Johns Hopkins Launches New Tool To Track COVID Pandemic's Impact On Education
BALTIMORE (WJZ) -- Johns Hopkins University launched a new tool Friday that tracks the coronavirus pandemic's impact on education.
The Global Education Recovery Tracker -- which was a collaborative effort between the Baltimore-based university, The World Banka and UNICEF -- will help assist countries' decisions on their reopening and recovery efforts.
The tool captures information on the status of schooling, modalities of learning, availability of remedial education support and status of vaccines for teachers.
The tracker builds on JHU's work to track COVID-19 cases, testing and vaccinations around the world.
"Throughout the pandemic Johns Hopkins has demonstrated the vital role for universities in providing accurate, evidence-based data and information for the world," said Johns Hopkins Provost and Senior Vice President for Academic Affairs Sunil Kumar. "We hope the work of this partnership will build understanding of how COVID-19 continues to affect students everywhere."
Data from early March 2021 shows that 51 countries have fully returned to in-person education. In more than 90 countries, students continue to learn in some hybrid model.
"The world was facing a learning crisis before COVID-19," said Jaime Saavedra, World Bank Global Director for Education. "The learning poverty rate – the proportion of 10-year-olds unable to read a short, age-appropriate text – was 53% in low- and middle-income countries prior to COVID-19, compared to only 9% for high-income countries. A year into the pandemic, continued disruptions to schooling, shifts in learning modalities, and concerns for students' well-being are ever greater, and this learning crisis is getting worse. COVID-19 related school closures are likely to increase learning poverty to as much as 63%."
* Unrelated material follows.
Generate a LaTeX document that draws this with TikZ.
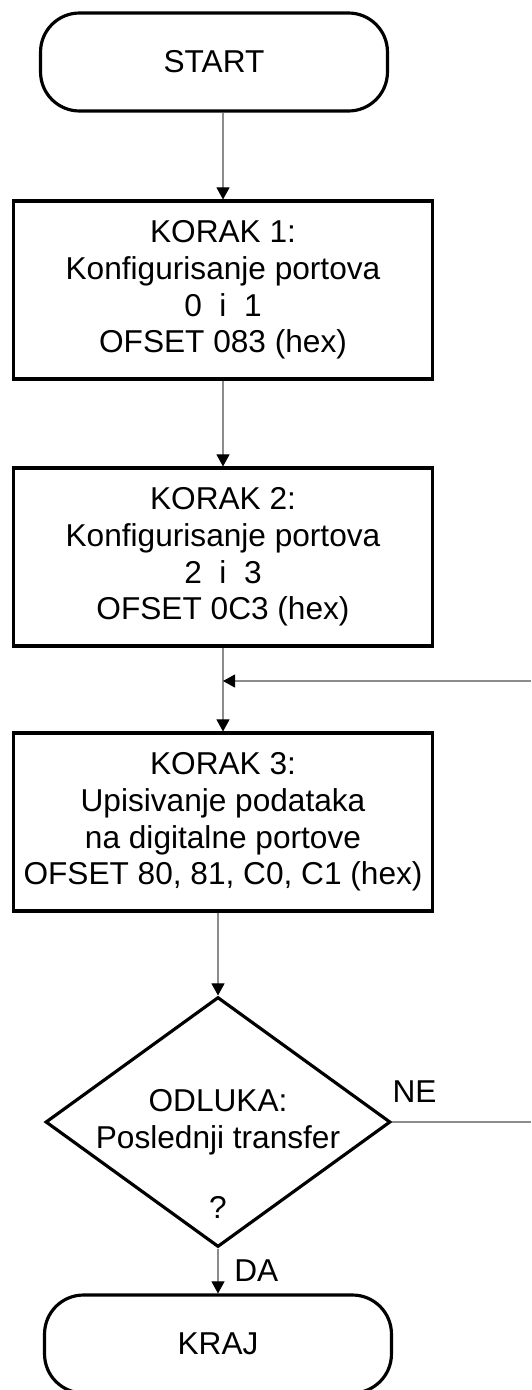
\documentclass[tikz,border=0pt]{standalone}
\usepackage{fontspec}
\setmainfont{Liberation Sans}
\usetikzlibrary{shapes.geometric,arrows.meta}

\begin{document}
\begin{tikzpicture}[x=0.02cm,y=-0.02cm,
	every node/.style={font=\fontsize{18pt}{20.8pt}\selectfont,align=center},
	terminal/.style={shape=rectangle,draw=black,line width=1.8pt,rounded corners=0.78cm,minimum width=6.94cm,minimum height=1.96cm},
	korak/.style={shape=rectangle,draw=black,line width=1.8pt,inner sep=2pt,minimum width=8.38cm,minimum height=3.56cm},
	odluka/.style={shape=diamond,draw=black,line width=1.8pt,aspect=1.38,inner sep=0pt,minimum width=6.9cm,minimum height=5cm},
	linija/.style={draw=black!45,line width=0.6pt},
	tok/.style={linija,-{Triangle[length=0.24cm,width=0.26cm,color=black]}}]
	\useasboundingbox (0,0) rectangle (531,1390);

	\node[terminal] (start) at (214,62) {START};
	\node[korak] (k1) at (223,290) {KORAK 1:\\Konfigurisanje portova\\0\ \ i\ \ 1\\OFSET 083 (hex)};
	\node[korak] (k2) at (223,557) {KORAK 2:\\Konfigurisanje portova\\2\ \ i\ \ 3\\OFSET 0C3 (hex)};
	\node[korak] (k3) at (223,822) {KORAK 3:\\Upisivanje podataka\\na digitalne portove\\OFSET 80, 81, C0, C1 (hex)};
	\node[odluka] (odluka) at (218,1122) {ODLUKA:\\Poslednji transfer};
	\node (upit) at (218,1207) {?};
	\node[terminal] (kraj) at (218,1344) {KRAJ};

	\coordinate (spoj) at (223,681);
	\coordinate (povratak) at (531,681);
	\coordinate (izlaz) at (531,1122);

	\draw [tok](start.south -| k1.north) -- (k1.north);
	\draw [tok](k1) -- (k2);
	\draw [linija](k2) -- (spoj);
	\draw [tok](spoj) -- (k3);
	\draw [tok](povratak) -- (spoj);
	\draw [tok](k3.south -| odluka.north) -- (odluka.north);
	\draw [tok](odluka) -- node[right=0.2cm] {DA} (kraj);
	\draw [linija](odluka.east) -- node[pos=0,anchor=south west,inner sep=0pt,yshift=0.38cm] {NE} (izlaz);
\end{tikzpicture}
\end{document}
"In many countries, students and teachers need urgent supplemental support," Saavedra continued. "The return to school requires accelerated, remedial, and hybrid learning, as well as other interventions. Collecting and monitoring this data on what countries are doing is critically important to help us understand the magnitude of what support is needed as we go forward, learning from the major trends observed among countries."
The tracker will also show how students are being supported and vaccine rollout.
"Even as vaccines are beginning to rollout worldwide, for hundreds of millions of the world's schoolchildren, the consequences of this pandemic are far from over," said UNICEF Chief of Education Robert Jenkins. "We must prioritize the reopening of schools, including prioritizing teachers to receive COVID-19 vaccines once frontline health personnel and high-risk populations are vaccinated. While such decisions ultimately rest with governments making difficult tradeoffs, we must do everything in our power to safeguard the future of the next generation. And this begins by safeguarding those responsible for opening that future up for them."